Pub Date: June 7th, 2016
ISBN: 978-0-374-28013-0
Publisher: Sarah Crichton/Farrar, Straus and Giroux

A close New York–based family copes with aging and death.

The title of Schine’s (Fin & Lady, 2013, etc.) 10th novel refers to the famous lines by British poet Philip Larkin: “They fuck you up, your mum and dad. / They may not mean to, but they do.” For Joy Bergman, who's caring for her beloved but hopelessly senile and physically failing husband and whose adult children think the answer is to get her a dog, you can replace “mum and dad” with “son and daughter.” This kind of witticism is one of the main pleasures of this novel, which introduces us to three generations of feisty characters but doesn’t give them enough action to hold our interest. The aging, the dying, the coping, and the kvetching all seem to proceed almost as slowly as they do in real life. Every time something interesting happens, such as when one of the littlest Bergmans accidentally breaks a shop window and injures a rabbi or a tiny dog is mauled by a big ferocious one, any negative consequences are resolved by the end of the chapter.

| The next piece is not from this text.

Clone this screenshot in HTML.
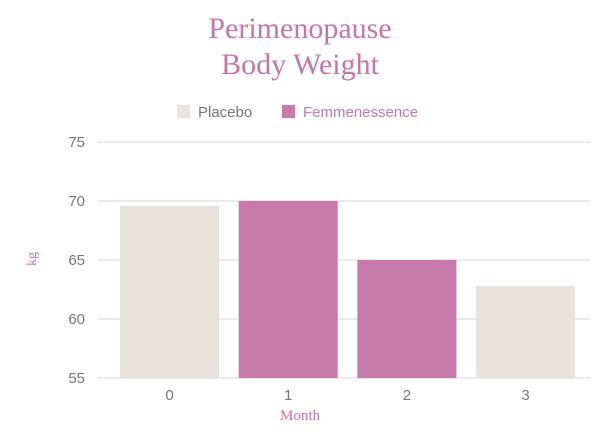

A storyline about an elderly suitor who turns up professing his lifelong adoration of Joy is muted. In lieu of a plot arc, the novel focuses on the warmth the author feels for her characters and the warmth they feel for each other. “Daniel had never understood that you could love anyone as much as he loved Ruby and Cora. This love was new, born when they were born. Now life without that love coursing through him was unimaginable.”

“It’s hard to be an old Jew,” as one of the characters comments, and it’s not so exciting to read about them, either. If this is the beginning of a tsunami of books about aging by baby-boomer authors, let’s hope things pick up.